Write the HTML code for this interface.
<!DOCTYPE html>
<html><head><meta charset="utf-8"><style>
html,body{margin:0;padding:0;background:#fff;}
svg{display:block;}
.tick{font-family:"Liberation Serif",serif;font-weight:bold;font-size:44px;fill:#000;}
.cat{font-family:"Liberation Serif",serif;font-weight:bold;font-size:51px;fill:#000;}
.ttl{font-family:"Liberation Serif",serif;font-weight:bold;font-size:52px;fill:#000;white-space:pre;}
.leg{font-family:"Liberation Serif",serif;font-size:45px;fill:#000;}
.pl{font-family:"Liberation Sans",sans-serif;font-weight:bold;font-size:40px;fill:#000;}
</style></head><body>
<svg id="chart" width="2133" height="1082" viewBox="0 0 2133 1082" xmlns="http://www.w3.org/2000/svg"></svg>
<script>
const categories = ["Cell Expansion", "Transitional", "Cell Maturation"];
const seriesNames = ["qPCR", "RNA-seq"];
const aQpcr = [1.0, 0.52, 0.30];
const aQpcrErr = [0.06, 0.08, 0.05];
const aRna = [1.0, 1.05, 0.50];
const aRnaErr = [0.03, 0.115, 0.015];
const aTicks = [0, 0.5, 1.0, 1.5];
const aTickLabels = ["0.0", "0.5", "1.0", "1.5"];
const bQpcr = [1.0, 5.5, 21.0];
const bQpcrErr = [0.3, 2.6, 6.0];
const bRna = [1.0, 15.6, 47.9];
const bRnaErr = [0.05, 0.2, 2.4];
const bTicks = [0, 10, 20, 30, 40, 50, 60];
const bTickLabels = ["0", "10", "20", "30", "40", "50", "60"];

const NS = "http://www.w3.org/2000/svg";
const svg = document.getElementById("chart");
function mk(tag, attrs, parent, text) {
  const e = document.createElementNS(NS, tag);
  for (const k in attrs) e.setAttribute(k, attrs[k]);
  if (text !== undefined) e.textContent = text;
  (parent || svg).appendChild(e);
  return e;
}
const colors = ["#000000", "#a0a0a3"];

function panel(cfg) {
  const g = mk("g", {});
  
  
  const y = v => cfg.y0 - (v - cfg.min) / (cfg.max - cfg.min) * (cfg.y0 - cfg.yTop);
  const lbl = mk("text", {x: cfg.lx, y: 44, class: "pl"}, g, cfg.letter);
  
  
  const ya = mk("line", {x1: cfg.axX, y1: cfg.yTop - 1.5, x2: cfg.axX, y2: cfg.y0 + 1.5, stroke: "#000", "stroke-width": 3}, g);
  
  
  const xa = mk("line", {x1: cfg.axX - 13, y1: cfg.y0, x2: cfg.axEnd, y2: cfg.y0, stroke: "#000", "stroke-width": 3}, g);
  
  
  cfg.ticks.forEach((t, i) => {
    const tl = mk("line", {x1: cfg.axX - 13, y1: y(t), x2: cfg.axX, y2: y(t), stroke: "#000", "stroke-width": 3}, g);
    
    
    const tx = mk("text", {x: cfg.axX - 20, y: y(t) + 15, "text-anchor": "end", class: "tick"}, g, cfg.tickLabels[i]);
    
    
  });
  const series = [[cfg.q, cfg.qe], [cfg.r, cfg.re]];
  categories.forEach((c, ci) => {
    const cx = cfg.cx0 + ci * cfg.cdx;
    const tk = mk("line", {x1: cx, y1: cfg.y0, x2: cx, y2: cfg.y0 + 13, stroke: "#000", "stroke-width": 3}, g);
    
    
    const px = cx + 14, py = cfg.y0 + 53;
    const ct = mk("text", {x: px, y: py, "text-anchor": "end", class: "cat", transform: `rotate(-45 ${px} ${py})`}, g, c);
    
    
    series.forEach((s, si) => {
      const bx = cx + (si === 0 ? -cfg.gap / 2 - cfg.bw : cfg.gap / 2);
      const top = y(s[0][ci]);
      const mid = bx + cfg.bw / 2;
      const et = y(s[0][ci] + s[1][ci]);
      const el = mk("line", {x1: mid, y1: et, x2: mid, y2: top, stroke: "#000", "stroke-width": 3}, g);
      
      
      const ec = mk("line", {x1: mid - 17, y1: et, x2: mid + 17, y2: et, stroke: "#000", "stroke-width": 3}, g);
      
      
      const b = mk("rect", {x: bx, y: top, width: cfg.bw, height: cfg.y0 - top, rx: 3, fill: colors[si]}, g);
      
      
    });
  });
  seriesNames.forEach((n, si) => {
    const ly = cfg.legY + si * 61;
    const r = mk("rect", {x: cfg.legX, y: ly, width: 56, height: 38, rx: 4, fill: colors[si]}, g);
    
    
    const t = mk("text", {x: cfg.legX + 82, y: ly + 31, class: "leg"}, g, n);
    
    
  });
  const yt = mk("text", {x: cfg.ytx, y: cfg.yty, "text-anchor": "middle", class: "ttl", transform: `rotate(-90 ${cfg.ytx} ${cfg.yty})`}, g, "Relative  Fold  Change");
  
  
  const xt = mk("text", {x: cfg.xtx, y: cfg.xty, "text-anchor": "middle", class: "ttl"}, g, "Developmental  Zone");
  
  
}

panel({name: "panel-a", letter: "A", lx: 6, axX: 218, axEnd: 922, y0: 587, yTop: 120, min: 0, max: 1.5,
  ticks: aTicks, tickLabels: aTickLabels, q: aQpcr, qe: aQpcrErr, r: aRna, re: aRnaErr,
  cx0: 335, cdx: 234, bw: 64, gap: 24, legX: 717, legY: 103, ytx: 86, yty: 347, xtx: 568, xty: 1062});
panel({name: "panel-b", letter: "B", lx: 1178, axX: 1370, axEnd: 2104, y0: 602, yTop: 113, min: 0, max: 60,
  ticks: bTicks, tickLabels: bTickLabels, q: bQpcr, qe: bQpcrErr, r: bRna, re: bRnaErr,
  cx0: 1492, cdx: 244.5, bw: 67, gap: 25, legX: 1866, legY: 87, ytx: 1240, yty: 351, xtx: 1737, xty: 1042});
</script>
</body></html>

◆ Job
Return all the data above once more, precisely as given.

◆ The output
Write the HTML code for this interface.
<!DOCTYPE html>
<html><head><meta charset="utf-8"><style>
html,body{margin:0;padding:0;background:#fff;}
svg{display:block;}
.tick{font-family:"Liberation Serif",serif;font-weight:bold;font-size:44px;fill:#000;}
.cat{font-family:"Liberation Serif",serif;font-weight:bold;font-size:51px;fill:#000;}
.ttl{font-family:"Liberation Serif",serif;font-weight:bold;font-size:52px;fill:#000;white-space:pre;}
.leg{font-family:"Liberation Serif",serif;font-size:45px;fill:#000;}
.pl{font-family:"Liberation Sans",sans-serif;font-weight:bold;font-size:40px;fill:#000;}
</style></head><body>
<svg id="chart" width="2133" height="1082" viewBox="0 0 2133 1082" xmlns="http://www.w3.org/2000/svg"></svg>
<script>
const categories = ["Cell Expansion", "Transitional", "Cell Maturation"];
const seriesNames = ["qPCR", "RNA-seq"];
const aQpcr = [1.0, 0.52, 0.30];
const aQpcrErr = [0.06, 0.08, 0.05];
const aRna = [1.0, 1.05, 0.50];
const aRnaErr = [0.03, 0.115, 0.015];
const aTicks = [0, 0.5, 1.0, 1.5];
const aTickLabels = ["0.0", "0.5", "1.0", "1.5"];
const bQpcr = [1.0, 5.5, 21.0];
const bQpcrErr = [0.3, 2.6, 6.0];
const bRna = [1.0, 15.6, 47.9];
const bRnaErr = [0.05, 0.2, 2.4];
const bTicks = [0, 10, 20, 30, 40, 50, 60];
const bTickLabels = ["0", "10", "20", "30", "40", "50", "60"];

const NS = "http://www.w3.org/2000/svg";
const svg = document.getElementById("chart");
function mk(tag, attrs, parent, text) {
  const e = document.createElementNS(NS, tag);
  for (const k in attrs) e.setAttribute(k, attrs[k]);
  if (text !== undefined) e.textContent = text;
  (parent || svg).appendChild(e);
  return e;
}
const colors = ["#000000", "#a0a0a3"];

function panel(cfg) {
  const g = mk("g", {});
  
  
  const y = v => cfg.y0 - (v - cfg.min) / (cfg.max - cfg.min) * (cfg.y0 - cfg.yTop);
  const lbl = mk("text", {x: cfg.lx, y: 44, class: "pl"}, g, cfg.letter);
  
  
  const ya = mk("line", {x1: cfg.axX, y1: cfg.yTop - 1.5, x2: cfg.axX, y2: cfg.y0 + 1.5, stroke: "#000", "stroke-width": 3}, g);
  
  
  const xa = mk("line", {x1: cfg.axX - 13, y1: cfg.y0, x2: cfg.axEnd, y2: cfg.y0, stroke: "#000", "stroke-width": 3}, g);
  
  
  cfg.ticks.forEach((t, i) => {
    const tl = mk("line", {x1: cfg.axX - 13, y1: y(t), x2: cfg.axX, y2: y(t), stroke: "#000", "stroke-width": 3}, g);
    
    
    const tx = mk("text", {x: cfg.axX - 20, y: y(t) + 15, "text-anchor": "end", class: "tick"}, g, cfg.tickLabels[i]);
    
    
  });
  const series = [[cfg.q, cfg.qe], [cfg.r, cfg.re]];
  categories.forEach((c, ci) => {
    const cx = cfg.cx0 + ci * cfg.cdx;
    const tk = mk("line", {x1: cx, y1: cfg.y0, x2: cx, y2: cfg.y0 + 13, stroke: "#000", "stroke-width": 3}, g);
    
    
    const px = cx + 14, py = cfg.y0 + 53;
    const ct = mk("text", {x: px, y: py, "text-anchor": "end", class: "cat", transform: `rotate(-45 ${px} ${py})`}, g, c);
    
    
    series.forEach((s, si) => {
      const bx = cx + (si === 0 ? -cfg.gap / 2 - cfg.bw : cfg.gap / 2);
      const top = y(s[0][ci]);
      const mid = bx + cfg.bw / 2;
      const et = y(s[0][ci] + s[1][ci]);
      const el = mk("line", {x1: mid, y1: et, x2: mid, y2: top, stroke: "#000", "stroke-width": 3}, g);
      
      
      const ec = mk("line", {x1: mid - 17, y1: et, x2: mid + 17, y2: et, stroke: "#000", "stroke-width": 3}, g);
      
      
      const b = mk("rect", {x: bx, y: top, width: cfg.bw, height: cfg.y0 - top, rx: 3, fill: colors[si]}, g);
      
      
    });
  });
  seriesNames.forEach((n, si) => {
    const ly = cfg.legY + si * 61;
    const r = mk("rect", {x: cfg.legX, y: ly, width: 56, height: 38, rx: 4, fill: colors[si]}, g);
    
    
    const t = mk("text", {x: cfg.legX + 82, y: ly + 31, class: "leg"}, g, n);
    
    
  });
  const yt = mk("text", {x: cfg.ytx, y: cfg.yty, "text-anchor": "middle", class: "ttl", transform: `rotate(-90 ${cfg.ytx} ${cfg.yty})`}, g, "Relative  Fold  Change");
  
  
  const xt = mk("text", {x: cfg.xtx, y: cfg.xty, "text-anchor": "middle", class: "ttl"}, g, "Developmental  Zone");
  
  
}

panel({name: "panel-a", letter: "A", lx: 6, axX: 218, axEnd: 922, y0: 587, yTop: 120, min: 0, max: 1.5,
  ticks: aTicks, tickLabels: aTickLabels, q: aQpcr, qe: aQpcrErr, r: aRna, re: aRnaErr,
  cx0: 335, cdx: 234, bw: 64, gap: 24, legX: 717, legY: 103, ytx: 86, yty: 347, xtx: 568, xty: 1062});
panel({name: "panel-b", letter: "B", lx: 1178, axX: 1370, axEnd: 2104, y0: 602, yTop: 113, min: 0, max: 60,
  ticks: bTicks, tickLabels: bTickLabels, q: bQpcr, qe: bQpcrErr, r: bRna, re: bRnaErr,
  cx0: 1492, cdx: 244.5, bw: 67, gap: 25, legX: 1866, legY: 87, ytx: 1240, yty: 351, xtx: 1737, xty: 1042});
</script>
</body></html>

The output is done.